Entities involved in the procedure
- Applicant. The Applicant submits a request for changing the EGI OPS profile. Anybody is allowed to submit the request. The request is submitted to the respective Operations Centre, who after acceptance, forward it to the Operations Management Board OMB for discussion.
- Operations Centre. The entity associated to EGI that is responsible of delivering local operational services to a Resource Infrastructure Provider. In order to contribute resources to EGI a Resource Infrastructure Provider must be associated to an Operations Centre.
- Resource Infrastructure Operations Manager. Represents the respective Resource Infrastructure within the OMB.
- Chief Operations Officer (COO). COO is the chairman of the Operations Management Board OMB.
- SAM Product Team. The SAM Product Team is responsible of scheduling, integrating and releasing probes.
This procedure requires usage of the ACE system for generating monthly availability and reliability statistics. The procedure is not applicable to the GridView system which is currently used. The critical feature which ACE supports and GridView lacks is definition of multiple profiles for availability and reliability statistics.
If the request of change includes the addition of new tests, each test MUST first go through the following steps:
- integration of the probe in the SAM release (see procedure PROC07);
- integration of the test in the Operations Dashboard (i.e. being an OPERATIONS test is a necessary condition to be an AVAILABILITY test) (see procedure PROC06).

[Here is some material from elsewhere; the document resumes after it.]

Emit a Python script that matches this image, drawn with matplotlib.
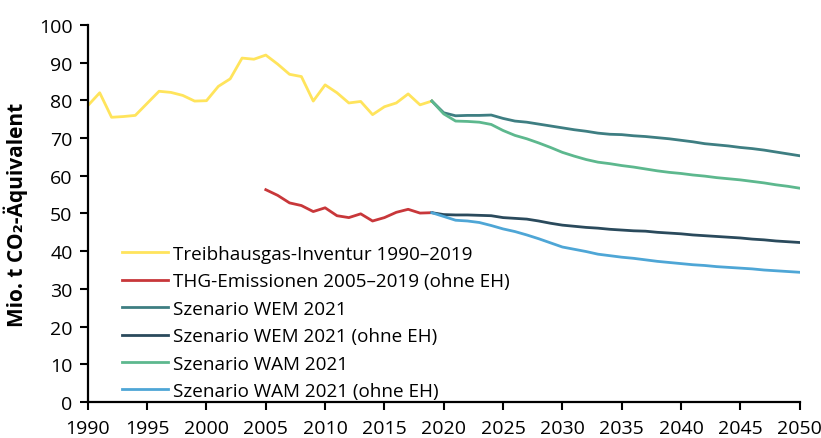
import numpy as np
import matplotlib.pyplot as plt

plt.rcParams['font.family'] = ['Open Sans', 'DejaVu Sans']

# Inventur 1990-2019
years_inv = list(range(1990, 2020))
inventur = [78.6, 82.0, 75.5, 75.7, 76.0, 79.2, 82.4, 82.1, 81.3, 79.8,
            79.9, 83.7, 85.7, 91.2, 90.9, 92.0, 89.6, 86.9, 86.3, 79.8,
            84.1, 82.0, 79.3, 79.7, 76.2, 78.3, 79.3, 81.7, 78.8, 79.8]

# THG ohne EH 2005-2019
years_eh = list(range(2005, 2020))
thg_ohne_eh = [56.3, 54.8, 52.8, 52.1, 50.5, 51.5, 49.4, 48.9, 49.9, 48.0,
               48.9, 50.3, 51.1, 50.1, 50.2]

# Szenarien 2019-2050
years_sz = list(range(2019, 2051))
wem = [79.8, 76.7, 75.9, 76.0, 76.0, 76.1, 75.2, 74.5, 74.2, 73.7,
       73.2, 72.7, 72.2, 71.8, 71.3, 71.0, 70.9, 70.6, 70.4, 70.1,
       69.8, 69.4, 69.0, 68.5, 68.2, 67.9, 67.5, 67.2, 66.8, 66.3,
       65.8, 65.3]
wem_ohne_eh = [50.2, 49.7, 49.6, 49.6, 49.5, 49.4, 48.9, 48.7, 48.5, 48.0,
               47.4, 46.9, 46.6, 46.3, 46.1, 45.8, 45.6, 45.4, 45.3, 45.0,
               44.8, 44.6, 44.3, 44.1, 43.9, 43.7, 43.5, 43.2, 43.0, 42.7,
               42.5, 42.3]
wam = [79.8, 76.4, 74.5, 74.4, 74.2, 73.6, 72.0, 70.7, 69.8, 68.7,
       67.5, 66.2, 65.2, 64.3, 63.6, 63.2, 62.7, 62.3, 61.8, 61.3,
       60.9, 60.6, 60.2, 59.9, 59.5, 59.2, 58.9, 58.5, 58.1, 57.6,
       57.2, 56.7]
wam_ohne_eh = [50.2, 49.2, 48.2, 48.0, 47.6, 46.8, 45.9, 45.2, 44.3, 43.3,
               42.2, 41.1, 40.5, 39.9, 39.2, 38.8, 38.4, 38.1, 37.7, 37.3,
               37.0, 36.7, 36.4, 36.2, 35.9, 35.7, 35.5, 35.3, 35.0, 34.8,
               34.6, 34.4]

labels = ['Treibhausgas-Inventur 1990–2019',
          'THG-Emissionen 2005–2019 (ohne EH)',
          'Szenario WEM 2021',
          'Szenario WEM 2021 (ohne EH)',
          'Szenario WAM 2021',
          'Szenario WAM 2021 (ohne EH)']
colors = ['#FFE45C', '#C8373A', '#3E7E82', '#2A4A5C', '#5DB88E', '#4EA6D6']

fig = plt.figure(figsize=(8.21, 4.39), dpi=100)
ax = fig.add_axes([0.107, 0.082, 0.867, 0.859])

ax.plot(years_inv, inventur, color=colors[0], lw=2, label=labels[0])
ax.plot(years_eh, thg_ohne_eh, color=colors[1], lw=2, label=labels[1])
ax.plot(years_sz, wem, color=colors[2], lw=2, label=labels[2])
ax.plot(years_sz, wem_ohne_eh, color=colors[3], lw=2, label=labels[3])
ax.plot(years_sz, wam, color=colors[4], lw=2, label=labels[4])
ax.plot(years_sz, wam_ohne_eh, color=colors[5], lw=2, label=labels[5])

ax.set_xlim(1990, 2050)
ax.set_ylim(0, 100)
ax.set_xticks(range(1990, 2051, 5))
ax.set_yticks(range(0, 101, 10))
ax.tick_params(direction='out', length=6, width=1.5, labelsize=14, colors='black')
ax.tick_params(axis='x', pad=6)
ax.tick_params(axis='y', pad=5)
for s in ['top', 'right']:
    ax.spines[s].set_visible(False)
for s in ['left', 'bottom']:
    ax.spines[s].set_linewidth(1.6)

ax.set_ylabel('Mio. t CO₂-Äquivalent', fontsize=15, fontweight='bold', labelpad=8)

ax.legend(loc='lower left', bbox_to_anchor=(0.038, -0.015), frameon=False,
          fontsize=13.6, handlelength=2.4, handletextpad=0.3, labelspacing=0.5,
          borderaxespad=0)

fig.savefig('out.png', dpi=100)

The two procedures above assure that the new tests are included in the SAM release, deployed on all Resource Infrastructure SAM instances and accepted by Operations Centre operators.
|1||Applicant||Sends a change request to the attention of the respective own Operations Centre. The request is submitted through a GGUS ticket.
Use the "Affected ROC/NGI" to address the ticket to the appropriate Operations Centre. Template:
Subject: Request for adding/removing XXX(,YYY,...) test(s) to/from the EGI OPS A/R Profile We would like to request adding/removing XXX(,YYY,...) test(s) to/from from the EGI OPS Profile Prerequisite data: * name of SAM test(s): * name of service on which the test runs: * link to documentation page: * motivation (which part of the infrastructure will be improved with the new test or description of users' problems which will be avoided in future - provide list of GGUS tickets is possible)
|2||Operations Centre||The Operations Centre process the request specified in the GGUS ticket for acceptance/rejection.
Motivations for rejection need to specify in the GGUS ticket. In case of acceptance, a RT ticket is opened in queue noc-managers to forward the request for discussion in the OMB. Template:
Subject: Request for adding/removing XXX(,YYY,...) test(s) to/from the EGI OPS Profile We would like to request adding/removing XXX(,YYY,...) test(s) to/from the EGI OPS Profile. Please see details in GGUS ticket _link to Applicant's GGUS ticket_.
|3||COO and Resource Infrastructure Operations Manager||COO schedules a presentation of the change requested at the next possible OMB meeting. The relevant Resource Infrastructure Operations Manager presents the request during the meeting. The Applicant is invited to attend the meeting. Only one request will be processed at a time as the impact of a change needs to be assessed. Requests are processed depending on their priority, as agreed by the OMB.|
|4 (*)||COO||Opens a GGUS ticket requesting the creation of a new ACE profile with a modified set of AVAILABILITY tests to the SAM/Nagios 3rd level SU.|
|5 (*)||ACE team||ACE team creates the new ACE profile.|
|6||SA1.8 staff||For the following one month two availability and reliability reports are generated. SA1.8 staff compares the figures and presents them at the next OMB meeting with a recommendation for acceptance or rejection.|
|7||OMB||If the availability and reliability statistics generated with the new profile are satisfactory, OMB approves the modification.|
|8 (*)||COO||Opens a child GGUS ticket requesting that the new availability and reliability profile becomes the official for EGI.|
|9||COO||Broadcasts the modification to all relevant parties (i.e. Operations Centres and Resource Centres). Closes the GGUS ticket (parent and child).|
(*) - These steps depend on the procedure for creating new profiles which will be defined by the ACE team once the ACE is in production. Steps defined here have been provided by the ACE team. This procedure will be updated if any change occurs.
- 18/10/2011: (T. Ferrari) removed obsolete information: "This procedure does not apply to modifications which have already been agreed with the SAM team: including CREAM-CE probes, switching from the old SAM CA probe to the new one, switching from the old SAM ARC probes to Nagios ones."